More interesting is the story line that dispenses with the bad white guy early on, leaving one peripheral white CIA agent to channel his Han Solo. The film instead uses only black characters to present the varieties of moral choice. As king of Wakanda, T’Challa is faced with the dilemma of whether or not to help the millions of black people who are downtrodden and abused by the dominant white society, and if so, how. Does Wakanda remain isolated and protected and enjoy the benefits of isolation and wealth? Does it join the world by bringing in refugees? Does it take its riches to other places — in this case, Oakland, California (Coogler’s home town and the setting for his “Fruitvale Station” [2013], the true story of a young black man inexplicably killed by the police). Or does it employ its technology to achieve world dominance and thereby help blacks around the world?


The characters opposed to T’Challa, powerfully portrayed by Michael B. Jordan as his Oakland relative and Daniel Kaluuya (“Get Out”), articulate militaristic options.

Two late scenes dramatize alternatives. In one, a rapt audience at the United Nations hears the King speak of breaking down walls (a reference to the sitting President of the United States), though it’s not yet clear he’s chosen that course for Wakanda. In the second, the King emerges from a hulking craft that has landed on an Oakland basketball court in the heart of the ghetto, captivating a black youngster while holding out the prospect of a revitalized community; Wakanda does urban renewal and the War on Poverty. That’s laying it on a bit thick, even for a Marvel comic.


“Black Panther” is both an ordinary and an extraordinary film. Its broad appeal suggests that’s a winning combination.


 

Date: 2018

Director: Ryan Coogler

Starring: Chadwick Boseman, Michael B. Jordan, Lupita Nyong’o, Danai Gurira, Daniel Kaluuya, Letitia Wright, Martin Freeman, Sterling K. Brown, Angela Basset and Forest Whitaker.

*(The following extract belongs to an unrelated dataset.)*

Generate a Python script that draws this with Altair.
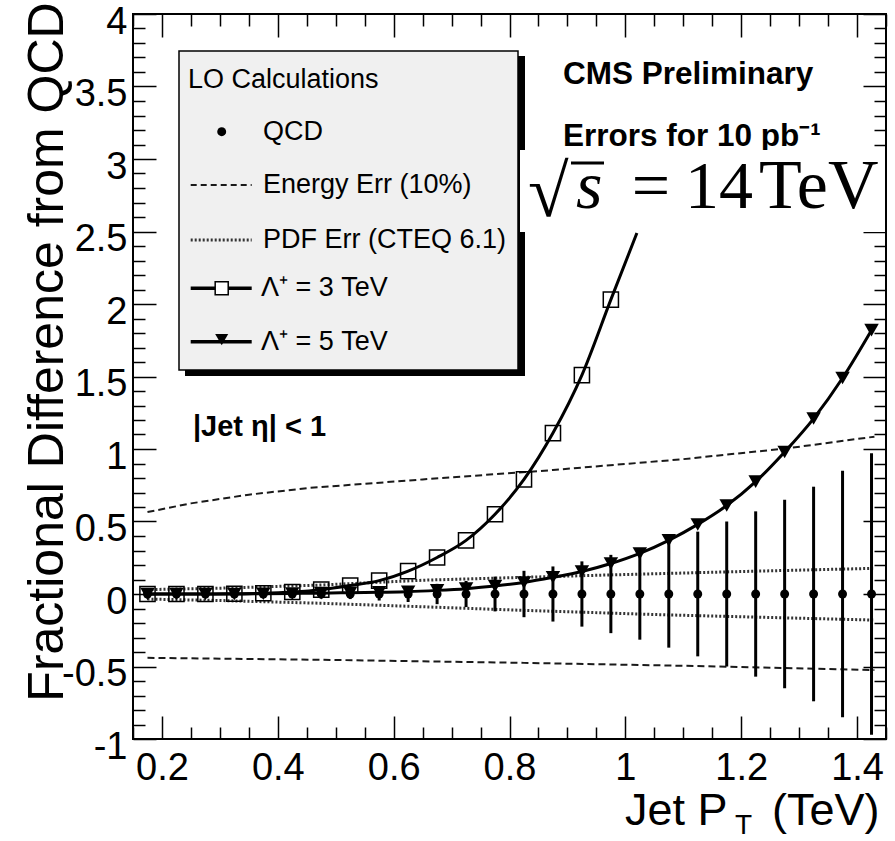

Oscars: Won: Best Achievement in Music Written for Motion Pictures (Original Score) (Ludwig Göransson); Best Achievement in Costume Design (Ruth E. Carter); Best Achievement in Production Design (Hannah Beachler, Jay Hart); Nominated:

Best Achievement in Music Written for Motion Pictures (Original Song) (Sounwave, Kendrick Lamar, Anthony Tiffith, SZA) For song "All the Stars"; Best Motion Picture of the Year (Kevin Feige); Best Achievement in Sound Editing (Benjamin A. Burtt, Steve Boeddeker); Best Achievement in Sound Mixing (Steve Boeddeker, Brandon Proctor, Peter J. Devlin).